◆ The records:
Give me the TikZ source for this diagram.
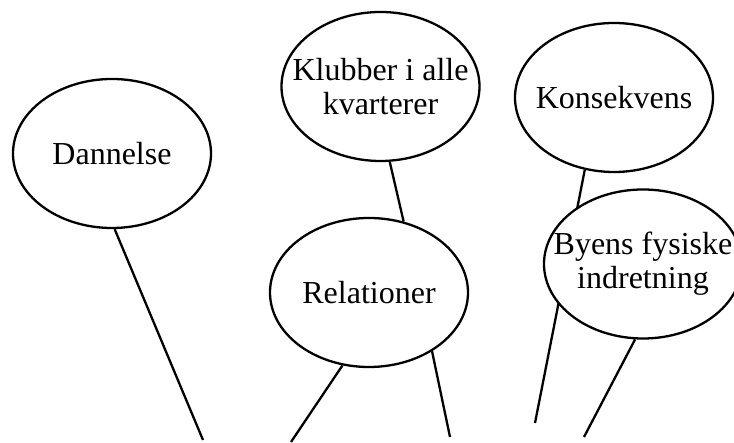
\documentclass[tikz,border=0pt]{standalone}
\usepackage{fontspec}
\setmainfont{Liberation Serif}
\usetikzlibrary{shapes.geometric,backgrounds}
\tikzset{
  ell/.style={ellipse, draw=black, line width=2.3pt, fill=white,
    minimum width=198pt, minimum height=149pt, inner sep=0pt},
  txt/.style={font=\fontsize{32}{34}\selectfont, align=center, inner sep=0pt, text=black},
  conn/.style={line width=2.3pt, draw=black},
}
\begin{document}
\begin{tikzpicture}[x=1pt,y=1pt]
\useasboundingbox (0,0) rectangle (734,443);
\clip (0,0) rectangle (734,443);
% ellipses
\node[ell, label={[txt]center:Dannelse}] (dan) at (112,289.5) {};
\node[ell, label={[txt]center:{Klubber i alle\\kvarterer}}] (klub) at (380.5,356.5) {};
\node[ell, label={[txt]center:Konsekvens}] (kons) at (614,345.5) {};
\node[ell, label={[txt]center:Relationer}] (rel) at (369,150.5) {};
\node[ell, label={[txt]center:{Byens fysiske\\indretning}}] (byens) at (643,179) {};
% free ends
\coordinate (d1) at (203,3);
\coordinate (r1) at (291,1);
\coordinate (r2) at (450,6);
\coordinate (k1) at (535,20);
\coordinate (b1) at (584,6);
\begin{scope}[on background layer]
  \fill[white] (0,0) rectangle (734,443);
  \draw[conn] (dan.-88.5) -- (d1);
  \draw[conn] (klub.-83.4) -- (rel.64.25);
  \draw[conn] (rel.-110.4) -- (r1);
  \draw[conn] (rel.-43.35) -- (r2);
  \draw[conn] (kons.-112.4) -- (k1);
  \draw[conn] (byens.-96.2) -- (b1);
\end{scope}
\end{tikzpicture}
\end{document}
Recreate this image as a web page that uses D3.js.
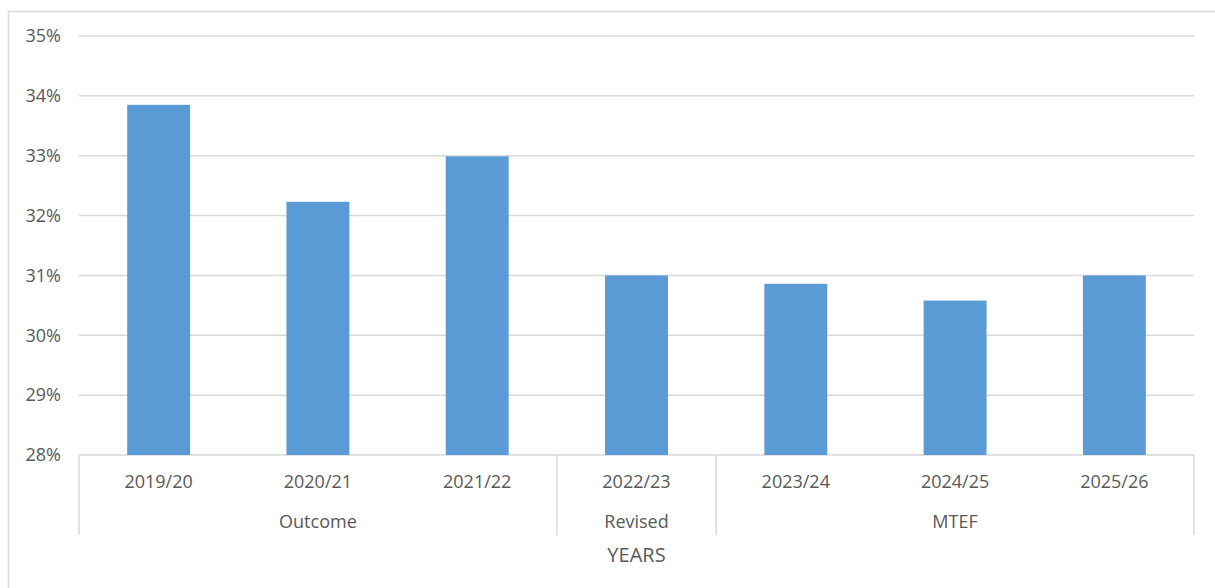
<!DOCTYPE html>
<html>
<head>
<meta charset="utf-8">
<script src="https://cdn.jsdelivr.net/npm/d3@7"></script>
<style>
  body { margin: 0; background: #fff; }
  text { font-family: "Open Sans", "Noto Sans", sans-serif; fill: #595959; }
</style>
</head>
<body>
<script>
var years = ['2019/20', '2020/21', '2021/22', '2022/23', '2023/24', '2024/25', '2025/26'];
var shares = [33.85, 32.23, 32.99, 31.0, 30.86, 30.58, 31.0];
var groups = ['Outcome', 'Outcome', 'Outcome', 'Revised', 'MTEF', 'MTEF', 'MTEF'];
var yTicks = [28, 29, 30, 31, 32, 33, 34, 35];

var width = 1215;
var height = 588;
// plot edges (note: "top" is reserved on window, so use other names)
var plotLeft = 79, plotRight = 1194, plotTop = 36, plotBottom = 455;

var svg = d3.select('body')
  .append('svg')
  .attr('width', width)
  .attr('height', height);

// chart frame (runs off the right and bottom of the picture)
svg.append('rect')
  .attr('x', 8.5).attr('y', 11.5)
  .attr('width', 1220).attr('height', 600)
  .attr('fill', 'none')
  .attr('stroke', '#d9d9d9')
  .attr('stroke-width', 1.5);

var x = d3.scaleBand()
  .domain(years)
  .range([plotLeft, plotRight])
  .paddingInner(0.605)
  .paddingOuter(0.3025);

var y = d3.scaleLinear()
  .domain([28, 35])
  .range([plotBottom, plotTop]);

// gridlines
svg.append('g').selectAll('line')
  .data(yTicks)
  .enter()
  .append('line')
  .attr('x1', plotLeft).attr('x2', plotRight)
  .attr('y1', d => y(d)).attr('y2', d => y(d))
  .attr('stroke', '#d9d9d9')
  .attr('stroke-width', 1.5);

svg.append('g').selectAll('text')
  .data(yTicks)
  .enter()
  .append('text')
  .attr('x', 61)
  .attr('y', d => y(d))
  .attr('dy', '0.35em')
  .attr('text-anchor', 'end')
  .style('font-size', '18px')
  .text(d => d + '%');

// bars
svg.append('g').selectAll('rect')
  .data(years)
  .enter()
  .append('rect')
  .attr('x', d => x(d))
  .attr('width', x.bandwidth())
  .attr('y', (d, i) => y(shares[i]))
  .attr('height', (d, i) => y(28) - y(shares[i]))
  .attr('fill', '#5b9bd5');

// category labels
svg.append('g').selectAll('text')
  .data(years)
  .enter()
  .append('text')
  .attr('x', d => x(d) + x.bandwidth() / 2)
  .attr('y', 482)
  .attr('dy', '0.35em')
  .attr('text-anchor', 'middle')
  .style('font-size', '18px')
  .text(d => d);

// group spans from the groups list
var spans = [];
groups.forEach(function (g, i) {
  var last = spans[spans.length - 1];
  if (last && last.name === g) last.end = i;
  else spans.push({ name: g, start: i, end: i });
});
var step = x.step();
function edge(i) { return plotLeft + i * step; }

var dividers = [0].concat(spans.map(s => s.end + 1));
svg.append('g').selectAll('line')
  .data(dividers)
  .enter()
  .append('line')
  .attr('x1', d => edge(d)).attr('x2', d => edge(d))
  .attr('y1', plotBottom).attr('y2', 535)
  .attr('stroke', '#d9d9d9')
  .attr('stroke-width', 1.5);

svg.append('g').selectAll('text')
  .data(spans)
  .enter()
  .append('text')
  .attr('x', s => (edge(s.start) + edge(s.end + 1)) / 2)
  .attr('y', 522)
  .attr('dy', '0.35em')
  .attr('text-anchor', 'middle')
  .style('font-size', '18px')
  .text(s => s.name);

svg.append('text')
  .attr('x', (edge(3) + edge(4)) / 2)
  .attr('y', 555)
  .attr('dy', '0.35em')
  .attr('text-anchor', 'middle')
  .style('font-size', '20px')
  .text('YEARS');
</script>
</body>
</html>
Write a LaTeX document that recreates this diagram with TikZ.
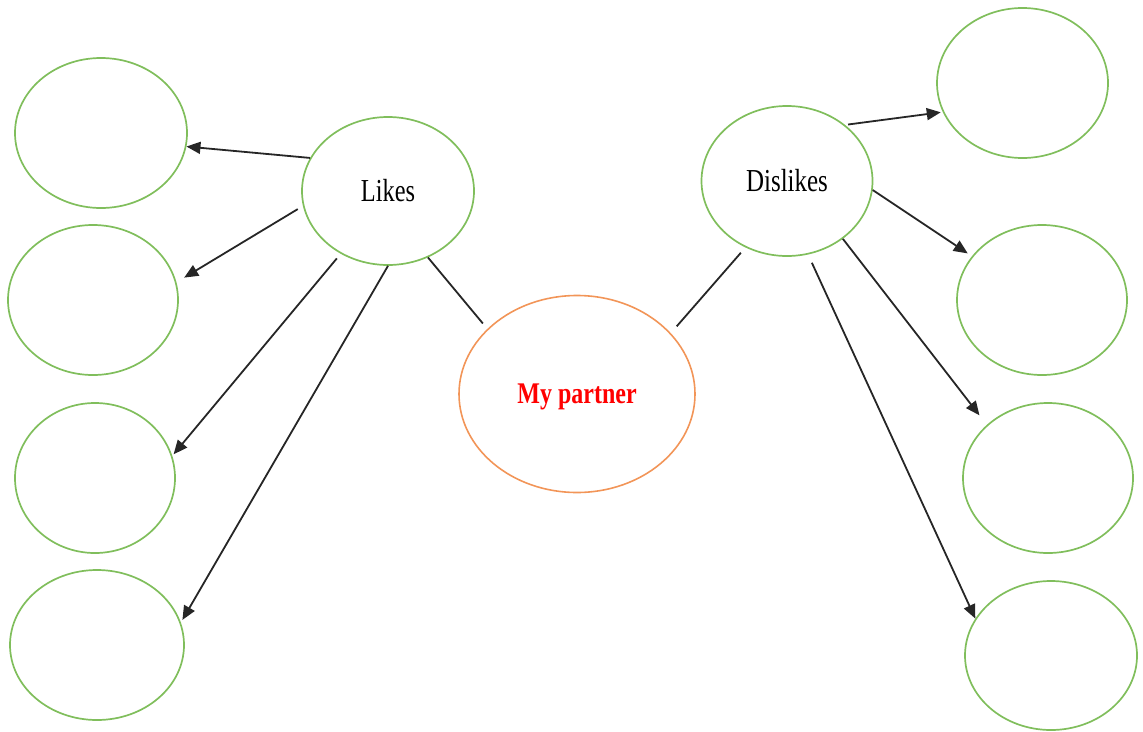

◆ Work to complete:
Reproduce the material above verbatim; omit every picture.

◆ Task answer:
Give me the TikZ source for this diagram.
\documentclass[tikz,border=0pt]{standalone}
\usepackage{fontspec}
\setmainfont{Liberation Serif}
\usetikzlibrary{shapes.geometric,backgrounds}
\tikzset{
  ell/.style={ellipse, draw=black, line width=2.3pt, fill=white,
    minimum width=198pt, minimum height=149pt, inner sep=0pt},
  txt/.style={font=\fontsize{32}{34}\selectfont, align=center, inner sep=0pt, text=black},
  conn/.style={line width=2.3pt, draw=black},
}
\begin{document}
\begin{tikzpicture}[x=1pt,y=1pt]
\useasboundingbox (0,0) rectangle (734,443);
\clip (0,0) rectangle (734,443);
% ellipses
\node[ell, label={[txt]center:Dannelse}] (dan) at (112,289.5) {};
\node[ell, label={[txt]center:{Klubber i alle\\kvarterer}}] (klub) at (380.5,356.5) {};
\node[ell, label={[txt]center:Konsekvens}] (kons) at (614,345.5) {};
\node[ell, label={[txt]center:Relationer}] (rel) at (369,150.5) {};
\node[ell, label={[txt]center:{Byens fysiske\\indretning}}] (byens) at (643,179) {};
% free ends
\coordinate (d1) at (203,3);
\coordinate (r1) at (291,1);
\coordinate (r2) at (450,6);
\coordinate (k1) at (535,20);
\coordinate (b1) at (584,6);
\begin{scope}[on background layer]
  \fill[white] (0,0) rectangle (734,443);
  \draw[conn] (dan.-88.5) -- (d1);
  \draw[conn] (klub.-83.4) -- (rel.64.25);
  \draw[conn] (rel.-110.4) -- (r1);
  \draw[conn] (rel.-43.35) -- (r2);
  \draw[conn] (kons.-112.4) -- (k1);
  \draw[conn] (byens.-96.2) -- (b1);
\end{scope}
\end{tikzpicture}
\end{document}
Recreate this image as a web page that uses D3.js.
<!DOCTYPE html>
<html>
<head>
<meta charset="utf-8">
<script src="https://cdn.jsdelivr.net/npm/d3@7"></script>
<style>
  body { margin: 0; background: #fff; }
  text { font-family: "Open Sans", "Noto Sans", sans-serif; fill: #595959; }
</style>
</head>
<body>
<script>
var years = ['2019/20', '2020/21', '2021/22', '2022/23', '2023/24', '2024/25', '2025/26'];
var shares = [33.85, 32.23, 32.99, 31.0, 30.86, 30.58, 31.0];
var groups = ['Outcome', 'Outcome', 'Outcome', 'Revised', 'MTEF', 'MTEF', 'MTEF'];
var yTicks = [28, 29, 30, 31, 32, 33, 34, 35];

var width = 1215;
var height = 588;
// plot edges (note: "top" is reserved on window, so use other names)
var plotLeft = 79, plotRight = 1194, plotTop = 36, plotBottom = 455;

var svg = d3.select('body')
  .append('svg')
  .attr('width', width)
  .attr('height', height);

// chart frame (runs off the right and bottom of the picture)
svg.append('rect')
  .attr('x', 8.5).attr('y', 11.5)
  .attr('width', 1220).attr('height', 600)
  .attr('fill', 'none')
  .attr('stroke', '#d9d9d9')
  .attr('stroke-width', 1.5);

var x = d3.scaleBand()
  .domain(years)
  .range([plotLeft, plotRight])
  .paddingInner(0.605)
  .paddingOuter(0.3025);

var y = d3.scaleLinear()
  .domain([28, 35])
  .range([plotBottom, plotTop]);

// gridlines
svg.append('g').selectAll('line')
  .data(yTicks)
  .enter()
  .append('line')
  .attr('x1', plotLeft).attr('x2', plotRight)
  .attr('y1', d => y(d)).attr('y2', d => y(d))
  .attr('stroke', '#d9d9d9')
  .attr('stroke-width', 1.5);

svg.append('g').selectAll('text')
  .data(yTicks)
  .enter()
  .append('text')
  .attr('x', 61)
  .attr('y', d => y(d))
  .attr('dy', '0.35em')
  .attr('text-anchor', 'end')
  .style('font-size', '18px')
  .text(d => d + '%');

// bars
svg.append('g').selectAll('rect')
  .data(years)
  .enter()
  .append('rect')
  .attr('x', d => x(d))
  .attr('width', x.bandwidth())
  .attr('y', (d, i) => y(shares[i]))
  .attr('height', (d, i) => y(28) - y(shares[i]))
  .attr('fill', '#5b9bd5');

// category labels
svg.append('g').selectAll('text')
  .data(years)
  .enter()
  .append('text')
  .attr('x', d => x(d) + x.bandwidth() / 2)
  .attr('y', 482)
  .attr('dy', '0.35em')
  .attr('text-anchor', 'middle')
  .style('font-size', '18px')
  .text(d => d);

// group spans from the groups list
var spans = [];
groups.forEach(function (g, i) {
  var last = spans[spans.length - 1];
  if (last && last.name === g) last.end = i;
  else spans.push({ name: g, start: i, end: i });
});
var step = x.step();
function edge(i) { return plotLeft + i * step; }

var dividers = [0].concat(spans.map(s => s.end + 1));
svg.append('g').selectAll('line')
  .data(dividers)
  .enter()
  .append('line')
  .attr('x1', d => edge(d)).attr('x2', d => edge(d))
  .attr('y1', plotBottom).attr('y2', 535)
  .attr('stroke', '#d9d9d9')
  .attr('stroke-width', 1.5);

svg.append('g').selectAll('text')
  .data(spans)
  .enter()
  .append('text')
  .attr('x', s => (edge(s.start) + edge(s.end + 1)) / 2)
  .attr('y', 522)
  .attr('dy', '0.35em')
  .attr('text-anchor', 'middle')
  .style('font-size', '18px')
  .text(s => s.name);

svg.append('text')
  .attr('x', (edge(3) + edge(4)) / 2)
  .attr('y', 555)
  .attr('dy', '0.35em')
  .attr('text-anchor', 'middle')
  .style('font-size', '20px')
  .text('YEARS');
</script>
</body>
</html>
Write a LaTeX document that recreates this diagram with TikZ.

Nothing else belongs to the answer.